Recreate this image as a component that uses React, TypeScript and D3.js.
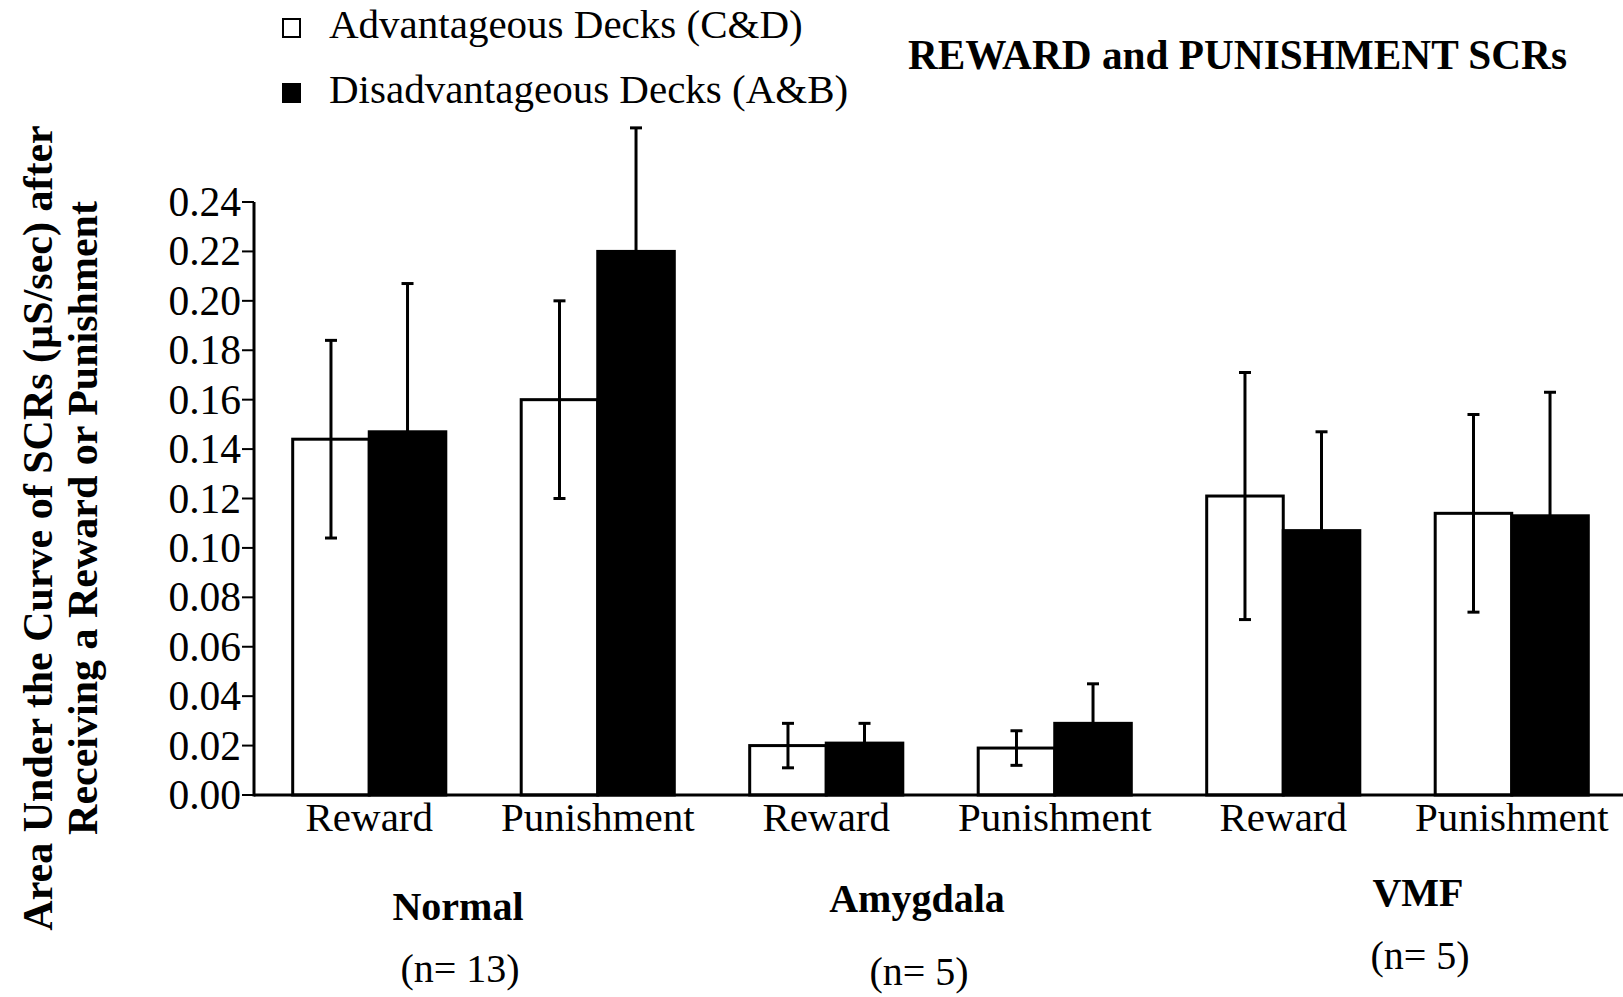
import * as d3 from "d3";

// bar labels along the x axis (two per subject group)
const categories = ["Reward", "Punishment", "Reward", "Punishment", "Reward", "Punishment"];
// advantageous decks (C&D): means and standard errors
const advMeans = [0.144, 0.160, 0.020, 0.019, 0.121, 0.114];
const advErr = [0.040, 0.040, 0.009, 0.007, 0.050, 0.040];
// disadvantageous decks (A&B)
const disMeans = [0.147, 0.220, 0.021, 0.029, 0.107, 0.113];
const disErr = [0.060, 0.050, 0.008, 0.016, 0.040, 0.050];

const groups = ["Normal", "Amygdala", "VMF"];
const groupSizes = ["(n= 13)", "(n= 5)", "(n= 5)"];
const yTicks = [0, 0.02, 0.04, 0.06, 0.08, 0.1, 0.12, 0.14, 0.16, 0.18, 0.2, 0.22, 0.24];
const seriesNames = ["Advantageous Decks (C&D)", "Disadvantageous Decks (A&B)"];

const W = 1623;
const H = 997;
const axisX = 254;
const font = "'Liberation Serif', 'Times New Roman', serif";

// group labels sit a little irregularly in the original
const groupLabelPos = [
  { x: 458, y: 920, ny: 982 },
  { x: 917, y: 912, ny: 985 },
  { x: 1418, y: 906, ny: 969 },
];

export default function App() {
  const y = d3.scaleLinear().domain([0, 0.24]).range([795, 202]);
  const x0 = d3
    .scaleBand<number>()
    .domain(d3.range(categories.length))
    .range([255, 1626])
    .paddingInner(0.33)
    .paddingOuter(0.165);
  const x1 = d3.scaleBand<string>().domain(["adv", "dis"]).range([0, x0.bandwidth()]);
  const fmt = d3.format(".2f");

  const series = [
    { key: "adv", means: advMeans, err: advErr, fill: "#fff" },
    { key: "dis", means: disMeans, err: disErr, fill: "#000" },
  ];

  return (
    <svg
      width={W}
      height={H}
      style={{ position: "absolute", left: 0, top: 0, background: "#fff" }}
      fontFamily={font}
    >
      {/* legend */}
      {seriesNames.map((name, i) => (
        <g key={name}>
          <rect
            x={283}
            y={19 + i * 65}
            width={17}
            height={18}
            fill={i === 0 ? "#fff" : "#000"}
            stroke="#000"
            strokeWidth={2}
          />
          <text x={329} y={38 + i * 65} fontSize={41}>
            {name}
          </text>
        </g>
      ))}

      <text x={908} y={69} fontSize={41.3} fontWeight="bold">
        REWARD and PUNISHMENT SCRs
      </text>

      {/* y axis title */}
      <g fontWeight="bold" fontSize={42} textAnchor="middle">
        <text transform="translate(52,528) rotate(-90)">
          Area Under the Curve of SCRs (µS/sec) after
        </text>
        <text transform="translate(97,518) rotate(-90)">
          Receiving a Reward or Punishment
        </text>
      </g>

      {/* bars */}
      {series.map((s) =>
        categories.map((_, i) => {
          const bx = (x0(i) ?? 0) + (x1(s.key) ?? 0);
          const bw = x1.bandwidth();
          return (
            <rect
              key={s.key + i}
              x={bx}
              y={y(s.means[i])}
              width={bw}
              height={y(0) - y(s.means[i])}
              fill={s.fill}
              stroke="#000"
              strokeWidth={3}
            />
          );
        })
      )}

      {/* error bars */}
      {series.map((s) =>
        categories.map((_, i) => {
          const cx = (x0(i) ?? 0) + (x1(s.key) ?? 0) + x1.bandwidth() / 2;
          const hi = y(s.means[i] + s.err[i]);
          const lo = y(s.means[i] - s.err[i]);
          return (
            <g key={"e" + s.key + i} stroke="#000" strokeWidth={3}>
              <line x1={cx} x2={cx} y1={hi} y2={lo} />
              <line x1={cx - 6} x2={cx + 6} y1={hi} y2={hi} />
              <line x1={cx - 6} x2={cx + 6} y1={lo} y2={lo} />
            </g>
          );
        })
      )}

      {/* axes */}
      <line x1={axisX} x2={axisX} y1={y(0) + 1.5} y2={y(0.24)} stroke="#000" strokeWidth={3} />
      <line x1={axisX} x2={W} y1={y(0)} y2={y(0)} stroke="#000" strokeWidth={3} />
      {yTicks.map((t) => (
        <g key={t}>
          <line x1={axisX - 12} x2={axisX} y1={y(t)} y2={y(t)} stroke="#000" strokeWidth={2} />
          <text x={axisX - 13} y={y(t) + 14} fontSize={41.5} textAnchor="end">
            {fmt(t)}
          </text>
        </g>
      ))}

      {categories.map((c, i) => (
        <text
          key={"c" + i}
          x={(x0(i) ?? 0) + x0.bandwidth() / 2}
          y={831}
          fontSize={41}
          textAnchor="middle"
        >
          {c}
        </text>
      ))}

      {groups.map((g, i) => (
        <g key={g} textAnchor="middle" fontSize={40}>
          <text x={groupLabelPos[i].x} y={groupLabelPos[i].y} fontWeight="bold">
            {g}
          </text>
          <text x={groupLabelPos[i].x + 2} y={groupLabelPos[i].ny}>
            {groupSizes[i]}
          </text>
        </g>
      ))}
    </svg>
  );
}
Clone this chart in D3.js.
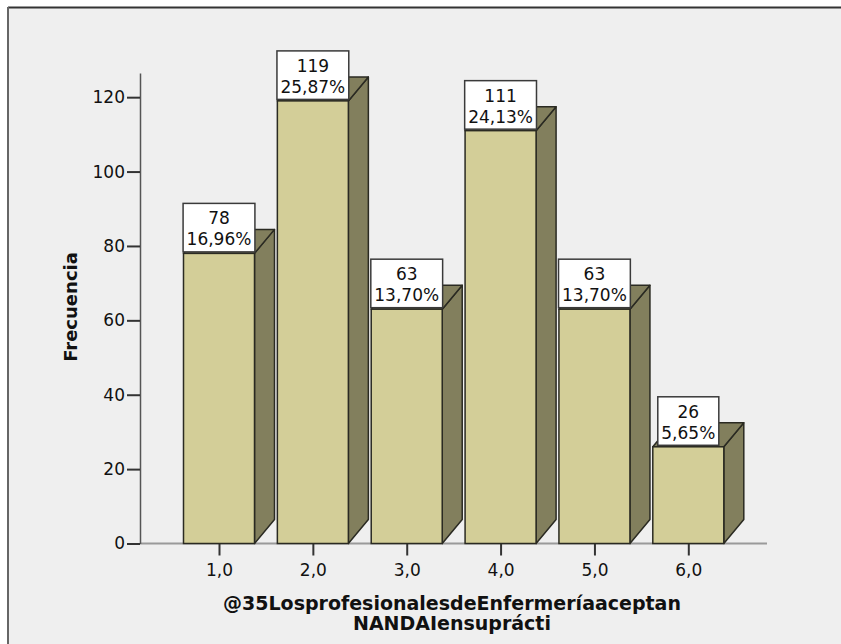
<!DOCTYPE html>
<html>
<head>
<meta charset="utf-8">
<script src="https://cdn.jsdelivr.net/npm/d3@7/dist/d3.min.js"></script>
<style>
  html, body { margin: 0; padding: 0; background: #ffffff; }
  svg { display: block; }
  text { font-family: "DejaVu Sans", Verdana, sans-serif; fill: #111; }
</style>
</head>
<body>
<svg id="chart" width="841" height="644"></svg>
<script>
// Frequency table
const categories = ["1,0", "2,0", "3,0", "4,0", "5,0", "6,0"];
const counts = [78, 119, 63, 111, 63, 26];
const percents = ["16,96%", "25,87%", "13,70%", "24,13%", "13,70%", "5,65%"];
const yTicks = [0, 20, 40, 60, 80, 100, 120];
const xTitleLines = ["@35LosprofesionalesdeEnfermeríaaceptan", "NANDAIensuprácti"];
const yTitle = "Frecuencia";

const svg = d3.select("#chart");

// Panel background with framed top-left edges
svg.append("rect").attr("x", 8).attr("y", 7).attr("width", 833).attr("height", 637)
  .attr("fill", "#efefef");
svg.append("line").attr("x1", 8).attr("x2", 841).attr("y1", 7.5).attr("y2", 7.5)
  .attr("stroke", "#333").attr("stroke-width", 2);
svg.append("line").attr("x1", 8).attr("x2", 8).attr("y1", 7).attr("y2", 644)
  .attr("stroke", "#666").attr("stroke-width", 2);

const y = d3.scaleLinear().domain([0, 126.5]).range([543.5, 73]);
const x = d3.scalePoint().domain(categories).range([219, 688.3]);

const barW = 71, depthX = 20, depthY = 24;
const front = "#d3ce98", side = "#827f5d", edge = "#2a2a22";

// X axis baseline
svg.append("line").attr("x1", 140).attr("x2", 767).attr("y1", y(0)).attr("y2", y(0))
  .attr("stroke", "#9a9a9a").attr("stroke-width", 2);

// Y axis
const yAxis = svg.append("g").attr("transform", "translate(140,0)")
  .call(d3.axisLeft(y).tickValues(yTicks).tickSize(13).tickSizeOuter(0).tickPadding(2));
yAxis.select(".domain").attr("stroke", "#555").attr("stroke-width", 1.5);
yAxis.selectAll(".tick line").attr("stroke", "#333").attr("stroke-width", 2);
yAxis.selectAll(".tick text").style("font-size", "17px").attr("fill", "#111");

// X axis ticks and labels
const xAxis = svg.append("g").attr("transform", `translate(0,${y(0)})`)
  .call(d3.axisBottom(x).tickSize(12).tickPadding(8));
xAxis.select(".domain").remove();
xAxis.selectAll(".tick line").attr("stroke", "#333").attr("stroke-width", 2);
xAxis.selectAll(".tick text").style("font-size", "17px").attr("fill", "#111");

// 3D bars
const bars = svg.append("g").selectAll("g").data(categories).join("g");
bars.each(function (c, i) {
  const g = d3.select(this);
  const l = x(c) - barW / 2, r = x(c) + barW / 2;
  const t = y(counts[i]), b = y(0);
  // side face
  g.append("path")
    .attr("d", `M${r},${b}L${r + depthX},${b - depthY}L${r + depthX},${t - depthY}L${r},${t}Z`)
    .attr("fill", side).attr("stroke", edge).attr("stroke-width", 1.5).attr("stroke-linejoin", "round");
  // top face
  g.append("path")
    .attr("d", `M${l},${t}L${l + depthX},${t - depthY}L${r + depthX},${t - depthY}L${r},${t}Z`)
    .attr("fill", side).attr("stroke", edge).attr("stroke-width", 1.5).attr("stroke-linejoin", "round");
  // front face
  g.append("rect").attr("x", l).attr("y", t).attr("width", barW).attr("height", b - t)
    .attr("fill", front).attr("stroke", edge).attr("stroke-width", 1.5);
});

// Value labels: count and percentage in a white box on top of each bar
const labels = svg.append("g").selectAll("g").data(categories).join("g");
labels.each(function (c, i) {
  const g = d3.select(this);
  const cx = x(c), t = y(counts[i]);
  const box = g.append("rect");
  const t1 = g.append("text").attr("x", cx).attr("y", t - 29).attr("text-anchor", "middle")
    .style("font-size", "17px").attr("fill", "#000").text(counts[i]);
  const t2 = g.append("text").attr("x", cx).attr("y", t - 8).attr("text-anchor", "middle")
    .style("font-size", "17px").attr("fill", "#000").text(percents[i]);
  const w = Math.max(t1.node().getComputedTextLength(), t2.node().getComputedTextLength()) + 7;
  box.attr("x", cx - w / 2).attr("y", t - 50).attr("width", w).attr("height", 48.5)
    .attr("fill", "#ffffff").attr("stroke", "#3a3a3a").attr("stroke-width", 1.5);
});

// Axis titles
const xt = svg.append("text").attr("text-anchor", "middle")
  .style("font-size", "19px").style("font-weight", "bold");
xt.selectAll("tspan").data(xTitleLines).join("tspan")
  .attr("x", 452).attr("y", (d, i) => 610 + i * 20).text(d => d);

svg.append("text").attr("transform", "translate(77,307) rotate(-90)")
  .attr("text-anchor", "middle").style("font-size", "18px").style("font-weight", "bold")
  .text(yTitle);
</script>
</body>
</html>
--- --- ---
§ Problem details
Could you repeat exactly the lines from the first one of the records above through the line containing "import * as", leaving out any pictures?

§ Task response
Recreate this image as a component that uses React, TypeScript and D3.js.
import * as d3 from "d3";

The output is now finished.